Overwhelmingly Biased

This was written for April 14. Unfortunately, I couldn’t post it until now due to computer issues.

Partisanism has been a common theme in American politics for centuries. People are always taking sides on the decisions that the government made and arguing about the direction the current president and his party are leading the country. The party system can be useful and can help keep one group from starting a regime. However, it is far from perfect. One of the many major problems with a two-party system is that news sources seem to inevitably take sides.

As often as the major news networks boast about how unbiased they are, in truth, every station has an agenda. That agenda is, of course, to make money, keep up viewership, and remain employed. They need to keep their audience engaged and interested, and if they need to put the right spin on the facts to make that happen, many of them will. This is understandable as they are, in every way that counts, a business.

Unfortunately for the viewer, this means that they are receiving their information about the world through a filter, and I think a decent number of college students realize that. Although Donald Trump uses the term “Fake News” to lambast networks that disagree with him, the phrase caught on for a reason. In part, people use it against those with whom they disagree on political issues, however, the popularity of the term is also due to a concern that many share. People don’t want to be misled.

Everyone is inundated with news. It’s on our televisions, our radios, our social media, and our memes. In some ways, people are more informed than they ever have been. On the other hand, with so much news coming from so many sources, it is very difficult to confirm what is true. People realize that a lot of the information they are given is outright lies or, at least, incredibly biased. And unfortunately, when one turns to the major networks hoping to find out the facts, they are very likely to be given a one-sided answer.

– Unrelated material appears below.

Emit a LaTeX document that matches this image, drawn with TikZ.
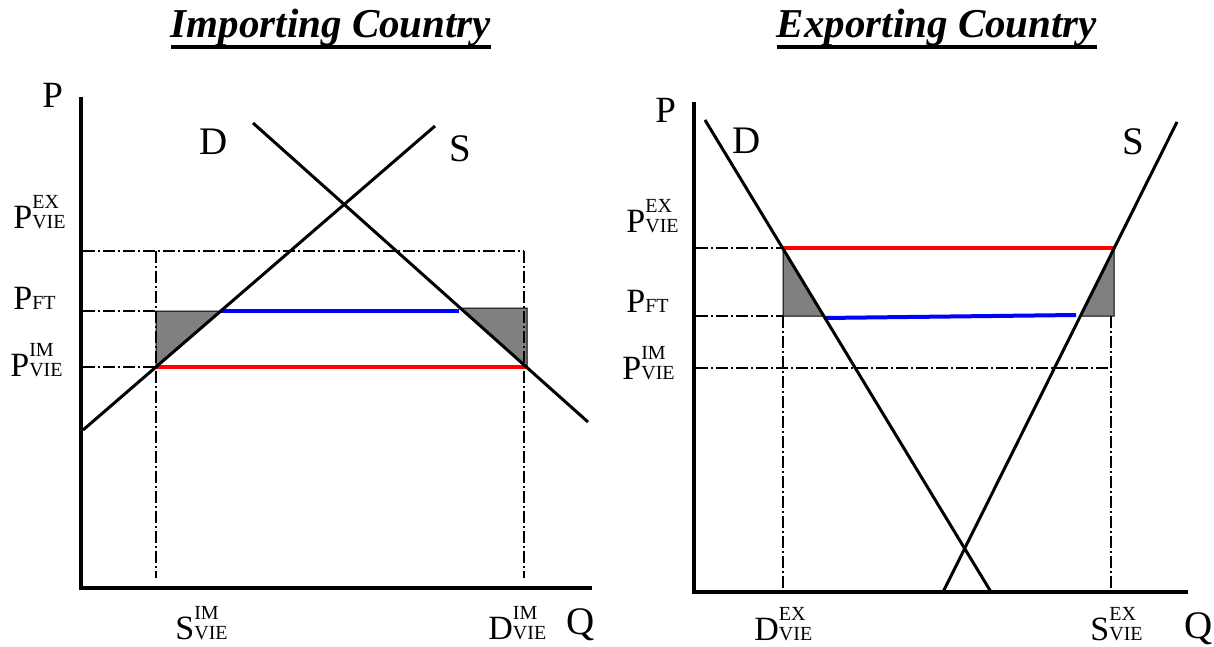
\documentclass[tikz,border=0pt]{standalone}
\usepackage{fontspec}
\setmainfont{Liberation Serif}
\usetikzlibrary{backgrounds}
\newsavebox\ttbox
\newcommand\ulin[1]{\sbox\ttbox{#1}\rlap{\rule[-5.5pt]{\wd\ttbox}{2pt}}\usebox\ttbox}
\newcommand\pv[3]{#1{\fontsize{10}{10}\selectfont\shortstack[l]{#2\\#3}}}
\newcommand\pft{P{\fontsize{10}{10}\selectfont FT}}
\tikzset{
  ax/.style = {draw=black, line width=2.4pt},
  cv/.style = {draw=black, line width=1.5pt},
  dd/.style = {draw=black, line width=0.6pt,
    dash pattern=on 6pt off 1.6pt on 0.8pt off 1.6pt},
  gr/.style = {draw=black, fill=black!50, line width=0.5pt},
  pr/.style = {line width=2pt},
  lb/.style = {font=\fontsize{17}{17}\selectfont, inner sep=0pt, anchor=base west},
  bl/.style = {lb, font=\fontsize{19.5}{20}\selectfont},
  tt/.style = {font=\fontsize{20.5}{24}\selectfont\bfseries\itshape,
    inner sep=0pt, anchor=base},
  every picture/.style = {background rectangle/.style={fill=white},
    inner frame sep=0pt, show background rectangle}
}

\begin{document}
\begin{tikzpicture}[x=0.5pt, y=-0.5pt]
  \useasboundingbox (0,0) rectangle (1214,647);
  % importing country
  \node [tt] (tim) at (331,38) {\ulin{Importing Country}};
  \coordinate (lt) at (81,97);
  \coordinate (lo) at (81,588);
  \coordinate (lq) at (592,588);
  \coordinate (ld1) at (253,123);
  \coordinate (ld2) at (588,422);
  \coordinate (ls1) at (83,430);
  \coordinate (ls2) at (435,126);
  \fill [gr] (156,311) -- (221,311) -- (156,367) -- cycle;
  \fill [gr] (460,308) -- (527,308) -- (527,367) -- cycle;
  \draw [dd] (83,251) -- (524,251);
  \draw [dd] (156,251) -- (156,578);
  \draw [dd] (524,251) -- (524,578);
  \draw [dd] (83,311) -- (156,311);
  \draw [dd] (83,367) -- (156,367);
  \draw [pr, blue] (221,311) -- (459,311);
  \draw [pr, red] (156,367) -- (528,367);
  \draw [cv] (ld1) -- (ld2);
  \draw [cv] (ls1) -- (ls2);
  \draw [ax] (lt) -- (lo) -- (lq);
  \node [lb, font=\fontsize{18.5}{19}\selectfont] (lp) at (42,107) {P};
  \node [bl] (ldl) at (199,155) {D};
  \node [bl] (lsl) at (449,162) {S};
  \node [lb] (lpex) at (13,228) {\pv{P}{EX}{VIE}};
  \node [lb] (lpft) at (13,309) {\pft};
  \node [lb] (lpim) at (10,376) {\pv{P}{IM}{VIE}};
  \node [lb] (lsim) at (175,639) {\pv{S}{IM}{VIE}};
  \node [lb] (ldim) at (488,639) {\pv{D}{IM}{VIE}};
  \node [bl] (lql) at (566,634) {Q};
  % exporting country
  \node [tt] (tex) at (937,38) {\ulin{Exporting Country}};
  \coordinate (rt) at (694,102);
  \coordinate (ro) at (694,592);
  \coordinate (rq) at (1188,592);
  \coordinate (rd1) at (705,120);
  \coordinate (rd2) at (991,592);
  \coordinate (rs1) at (943,592);
  \coordinate (rs2) at (1177,122);
  \fill [gr] (783,248) -- (824,316) -- (783,316) -- cycle;
  \fill [gr] (1114,248) -- (1114,316) -- (1080,316) -- cycle;
  \draw [dd] (696,248) -- (783,248);
  \draw [dd] (696,316) -- (783,316);
  \draw [dd] (696,368) -- (1111,368);
  \draw [dd] (783,316) -- (783,590);
  \draw [dd] (1111,316) -- (1111,590);
  \draw [pr, red] (783,248) -- (1114,248);
  \draw [pr, blue] (824,318) -- (1076,315);
  \draw [cv] (rd1) -- (rd2);
  \draw [cv] (rs1) -- (rs2);
  \draw [ax] (rt) -- (ro) -- (rq);
  \node [lb, font=\fontsize{18.5}{19}\selectfont] (rp) at (655,122) {P};
  \node [bl] (rdl) at (732,153) {D};
  \node [bl] (rsl) at (1122,155) {S};
  \node [lb] (rpex) at (626,232) {\pv{P}{EX}{VIE}};
  \node [lb] (rpft) at (626,312) {\pft};
  \node [lb] (rpim) at (622,379) {\pv{P}{IM}{VIE}};
  \node [lb] (rdex) at (754,640) {\pv{D}{EX}{VIE}};
  \node [lb] (rsex) at (1090,640) {\pv{S}{EX}{VIE}};
  \node [bl] (rql) at (1184,638) {Q};
\end{tikzpicture}
\end{document}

In 2017, a Harvard-Harris Poll revealed some interesting results in a survey questioning people’s views on the mainstream media. They shared with The Hill, “65 percent of voters believe there is a lot of fake news in the mainstream media. That number includes 80 percent of Republicans, 60 percent of independents and 53 percent of Democrats. 84 percent of voters said it is hard to know what news to believe online.”

Out of curiosity, I searched the words CNN lies, Fox News lies, and NBC lies. Unsurprisingly, Google responded with many results. It is possible, even likely, that the majority of those webpages are created by people whose political views differ from those they are attempting to discredit, but the sheer number of results indicate that people are scared about being lied to.

I think that Dan Cohen is right, students are interested in the news. As young adults, many students are just beginning to form their own opinions on international affairs, politics, and the world, unfortunately, I’m not sure many of them know where to begin. With so many competing voices, it’s intimidating to try to find a news course that you can trust.